Sustainability is a commitment to ethical behavior in three areas of responsibility: economic, social, and environmental. This effort is an environmental and human focus that is profitable for the organization. Sustainable organizations create value and long-term stability while contributing to society at large. The Five Ps model illustrates how the value of sustainability can be viewed systemically in order to be effectively integrated in an organization.
- First, sustainability must be accepted as a core principle guiding the organization (either part of the organization’s Purpose, Philosophy or Priorities).
- If sustainability is the organization’s Purpose, then it is why the organization is in business–the reason it was established.
- If sustainability is the organization’s Philosophy, then it is a distinctive value of the organization that has endured over the years that guides how employees do their work.

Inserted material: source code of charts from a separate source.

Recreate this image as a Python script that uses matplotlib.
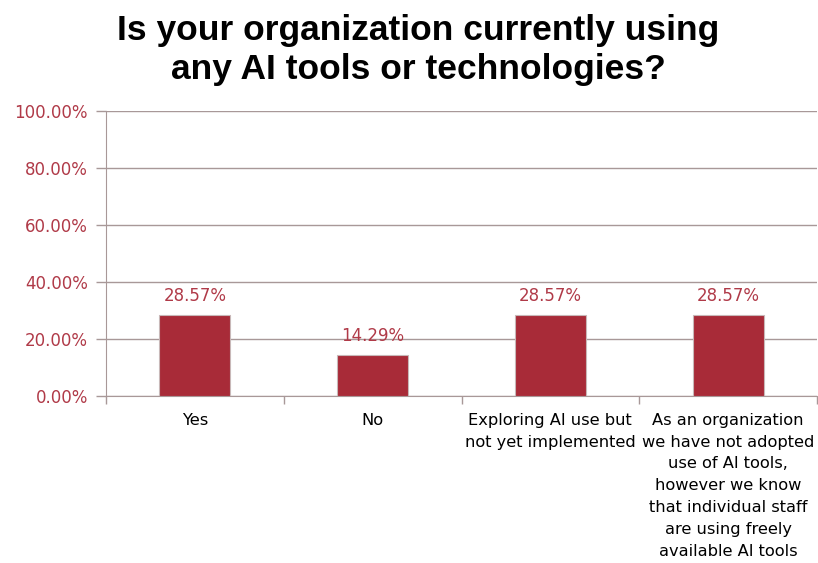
import matplotlib
matplotlib.use("Agg")
import matplotlib.pyplot as plt
import numpy as np
from matplotlib.ticker import FixedLocator

categories = [
    "Yes",
    "No",
    "Exploring AI use but\nnot yet implemented",
    "As an organization\nwe have not adopted\nuse of AI tools,\nhowever we know\nthat individual staff\nare using freely\navailable AI tools",
]
values = [28.57, 14.29, 28.57, 28.57]
y_ticks = [0, 20, 40, 60, 80, 100]
title = "Is your organization currently using\nany AI tools or technologies?"

bar_color = "#a82b38"
label_red = "#b03a48"
grid_color = "#a89898"
body_font = "DejaVu Sans"

fig = plt.figure(figsize=(8.18, 5.63), dpi=100)
ax = fig.add_axes([106 / 818, 1 - 396 / 563, 711 / 818, 285 / 563])

x = np.arange(len(categories))
ax.bar(x, values, width=0.4, color=bar_color, edgecolor="#c8b8b8", linewidth=0.8, zorder=3)

ax.set_xlim(-0.5, len(categories) - 0.5)
ax.set_ylim(0, 100)
ax.yaxis.set_major_locator(FixedLocator(y_ticks))
ax.set_yticklabels([f"{v:.2f}%" for v in y_ticks], color=label_red,
                   fontsize=12, family=body_font)
ax.grid(axis="y", color=grid_color, linewidth=1.0, zorder=0)
ax.tick_params(axis="y", length=7, color=grid_color, width=1.0, pad=6)

# category ticks sit between the bars
ax.set_xticks(np.arange(-0.5, len(categories)), minor=True)
ax.set_xticks(x)
ax.set_xticklabels(categories, fontsize=11.7, family=body_font, color="black",
                   linespacing=1.57, va="top")
ax.tick_params(axis="x", which="major", length=0, pad=12)
ax.tick_params(axis="x", which="minor", length=6, color=grid_color, width=1.0)

for side in ["top", "right"]:
    ax.spines[side].set_visible(False)
ax.spines["left"].set_color(grid_color)
ax.spines["bottom"].set_color(grid_color)

for xi, v in zip(x, values):
    ax.text(xi, v + 3.5, f"{v:.2f}%", ha="center", va="bottom",
            color=label_red, fontsize=12, family=body_font)

fig.text(0.511, 1 - 50 / 563, title, ha="center", va="center",
         fontsize=25.5, fontweight="bold", family="Liberation Sans",
         linespacing=1.2, color="black")

fig.savefig("out.png", dpi=100)
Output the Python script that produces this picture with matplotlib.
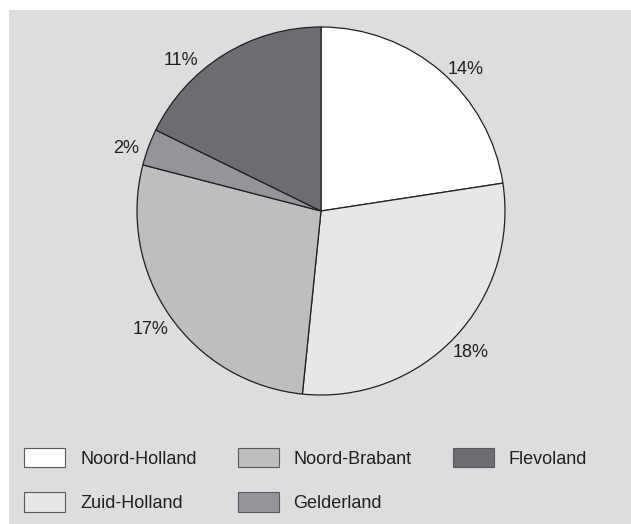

- If sustainability is a strategic Priority of the organization, then it is a goal that the organization wants to focus on and pay attention to in order to be competitive and thrive.
- Then, the value must be infused in the Internal Practices of the organization–guiding employee interactions and how they do their work.
- Additionally, sustainability must be infused in the External Practices of the organization–meaning that sustainability guides the products and services provided by the organization as well as serves as a guiding principle for selecting customers, vendors and business partners.
- And finally, the value of sustainability must be reflected in the Projections–the images that the organization projects to the public–like the image of the organization’s offices or stores and the organization’s marketing, pr and advertising.
Without viewing sustainability through the Five Ps, the value of sustainability may be seen as a fragmented add-on having limited impact–rather than a value that is core to the organization and embedded in all the Practices and Projections of it.